### Supplied information
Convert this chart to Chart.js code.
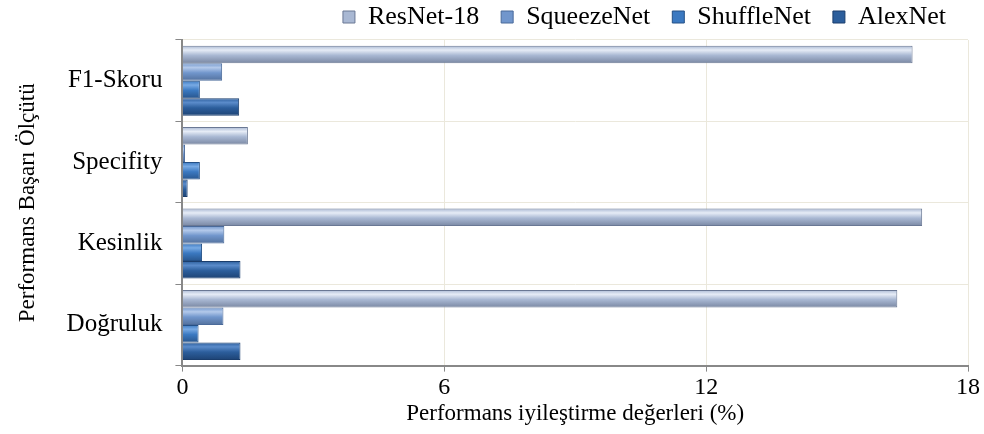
<!DOCTYPE html>
<html>
<head>
<meta charset="utf-8">
<script src="https://cdn.jsdelivr.net/npm/chart.js@4"></script>
<style>
  html, body { margin: 0; padding: 0; background: #fff; }
  #wrap { width: 984px; height: 434px; }
</style>
</head>
<body>
<div id="wrap"><canvas id="chart"></canvas></div>
<script>
// kategoriler (yukaridan asagiya)
const categories = ['F1-Skoru', 'Specifity', 'Kesinlik', 'Doğruluk'];
const resnet18 = [16.73, 1.50, 16.95, 16.38];
const squeezenet = [0.91, 0.06, 0.96, 0.94];
const shufflenet = [0.40, 0.40, 0.45, 0.37];
const alexnet = [1.30, 0.12, 1.33, 1.33];
const xTicks = [0, 6, 12, 18];

const font = 'Liberation Serif';

// ust, orta, alt tonlar (3B cubuk gorunumu icin)
const shades = [
  ['#e6ecf6', '#a9b8d3', '#7a88a3'],
  ['#b3c9ea', '#7196cc', '#53719d'],
  ['#78aae4', '#3b79c1', '#28568e'],
  ['#5a8bca', '#2c5e9c', '#1d4374']
];

const shadePlugin = {
  id: 'shade',
  beforeDatasetsDraw(chart) {
    chart.data.datasets.forEach((ds, i) => {
      const meta = chart.getDatasetMeta(i);
      meta.data.forEach(el => {
        const top = el.y - el.height / 2;
        const g = chart.ctx.createLinearGradient(0, top, 0, top + el.height);
        g.addColorStop(0, shades[i][1]);
        g.addColorStop(0.25, shades[i][0]);
        g.addColorStop(0.55, shades[i][1]);
        g.addColorStop(1, shades[i][2]);
        el.options = Object.assign({}, el.options, { backgroundColor: g });
      });
    });
  }
};

const ctx = document.getElementById('chart').getContext('2d');
new Chart(ctx, {
  type: 'bar',
  data: {
    labels: categories,
    datasets: [
      { label: 'ResNet-18', data: resnet18, backgroundColor: '#a9b8d3', borderColor: '#6a7894', borderWidth: 1 },
      { label: 'SqueezeNet', data: squeezenet, backgroundColor: '#7196cc', borderColor: '#4a6a9a', borderWidth: 1 },
      { label: 'ShuffleNet', data: shufflenet, backgroundColor: '#3b79c1', borderColor: '#245086', borderWidth: 1 },
      { label: 'AlexNet', data: alexnet, backgroundColor: '#2c5e9c', borderColor: '#1a3d6c', borderWidth: 1 }
    ]
  },
  plugins: [shadePlugin],
  options: {
    indexAxis: 'y',
    responsive: true,
    maintainAspectRatio: false,
    animation: false,
    categoryPercentage: 0.86,
    barPercentage: 1.0,
    layout: { padding: { left: 10, right: 16, top: -18, bottom: 6 } },
    scales: {
      x: {
        min: 0,
        max: 18,
        afterBuildTicks: (axis) => { axis.ticks = xTicks.map(v => ({ value: v })); },
        grid: { color: '#ebe8dc', tickColor: '#888', tickLength: 6 },
        border: { color: '#888', width: 2 },
        ticks: { color: '#000', font: { family: font, size: 24 }, padding: 2 },
        title: { display: true, text: 'Performans iyileştirme değerleri (%)', color: '#000', font: { family: font, size: 23 }, padding: { top: -4, bottom: 0 } }
      },
      y: {
        grid: { offset: true, color: '#ebe8dc', tickColor: '#888', tickLength: 7 },
        border: { color: '#888', width: 2 },
        ticks: { color: '#000', font: { family: font, size: 25 }, padding: 13 },
        title: { display: true, text: 'Performans Başarı Ölçütü', color: '#000', font: { family: font, size: 23 }, padding: { bottom: 12 } }
      }
    },
    plugins: {
      legend: {
        align: 'end',
        labels: { color: '#000', font: { family: font, size: 26 }, boxWidth: 12, boxHeight: 12, padding: 22 }
      },
      tooltip: { enabled: false }
    }
  }
});
</script>
</body>
</html>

### Exercise prompt
What is needed is an exact reproduction of the data, pictures excluded.

### Exercise answer
Convert this chart to Chart.js code.
<!DOCTYPE html>
<html>
<head>
<meta charset="utf-8">
<script src="https://cdn.jsdelivr.net/npm/chart.js@4"></script>
<style>
  html, body { margin: 0; padding: 0; background: #fff; }
  #wrap { width: 984px; height: 434px; }
</style>
</head>
<body>
<div id="wrap"><canvas id="chart"></canvas></div>
<script>
// kategoriler (yukaridan asagiya)
const categories = ['F1-Skoru', 'Specifity', 'Kesinlik', 'Doğruluk'];
const resnet18 = [16.73, 1.50, 16.95, 16.38];
const squeezenet = [0.91, 0.06, 0.96, 0.94];
const shufflenet = [0.40, 0.40, 0.45, 0.37];
const alexnet = [1.30, 0.12, 1.33, 1.33];
const xTicks = [0, 6, 12, 18];

const font = 'Liberation Serif';

// ust, orta, alt tonlar (3B cubuk gorunumu icin)
const shades = [
  ['#e6ecf6', '#a9b8d3', '#7a88a3'],
  ['#b3c9ea', '#7196cc', '#53719d'],
  ['#78aae4', '#3b79c1', '#28568e'],
  ['#5a8bca', '#2c5e9c', '#1d4374']
];

const shadePlugin = {
  id: 'shade',
  beforeDatasetsDraw(chart) {
    chart.data.datasets.forEach((ds, i) => {
      const meta = chart.getDatasetMeta(i);
      meta.data.forEach(el => {
        const top = el.y - el.height / 2;
        const g = chart.ctx.createLinearGradient(0, top, 0, top + el.height);
        g.addColorStop(0, shades[i][1]);
        g.addColorStop(0.25, shades[i][0]);
        g.addColorStop(0.55, shades[i][1]);
        g.addColorStop(1, shades[i][2]);
        el.options = Object.assign({}, el.options, { backgroundColor: g });
      });
    });
  }
};

const ctx = document.getElementById('chart').getContext('2d');
new Chart(ctx, {
  type: 'bar',
  data: {
    labels: categories,
    datasets: [
      { label: 'ResNet-18', data: resnet18, backgroundColor: '#a9b8d3', borderColor: '#6a7894', borderWidth: 1 },
      { label: 'SqueezeNet', data: squeezenet, backgroundColor: '#7196cc', borderColor: '#4a6a9a', borderWidth: 1 },
      { label: 'ShuffleNet', data: shufflenet, backgroundColor: '#3b79c1', borderColor: '#245086', borderWidth: 1 },
      { label: 'AlexNet', data: alexnet, backgroundColor: '#2c5e9c', borderColor: '#1a3d6c', borderWidth: 1 }
    ]
  },
  plugins: [shadePlugin],
  options: {
    indexAxis: 'y',
    responsive: true,
    maintainAspectRatio: false,
    animation: false,
    categoryPercentage: 0.86,
    barPercentage: 1.0,
    layout: { padding: { left: 10, right: 16, top: -18, bottom: 6 } },
    scales: {
      x: {
        min: 0,
        max: 18,
        afterBuildTicks: (axis) => { axis.ticks = xTicks.map(v => ({ value: v })); },
        grid: { color: '#ebe8dc', tickColor: '#888', tickLength: 6 },
        border: { color: '#888', width: 2 },
        ticks: { color: '#000', font: { family: font, size: 24 }, padding: 2 },
        title: { display: true, text: 'Performans iyileştirme değerleri (%)', color: '#000', font: { family: font, size: 23 }, padding: { top: -4, bottom: 0 } }
      },
      y: {
        grid: { offset: true, color: '#ebe8dc', tickColor: '#888', tickLength: 7 },
        border: { color: '#888', width: 2 },
        ticks: { color: '#000', font: { family: font, size: 25 }, padding: 13 },
        title: { display: true, text: 'Performans Başarı Ölçütü', color: '#000', font: { family: font, size: 23 }, padding: { bottom: 12 } }
      }
    },
    plugins: {
      legend: {
        align: 'end',
        labels: { color: '#000', font: { family: font, size: 26 }, boxWidth: 12, boxHeight: 12, padding: 22 }
      },
      tooltip: { enabled: false }
    }
  }
});
</script>
</body>
</html>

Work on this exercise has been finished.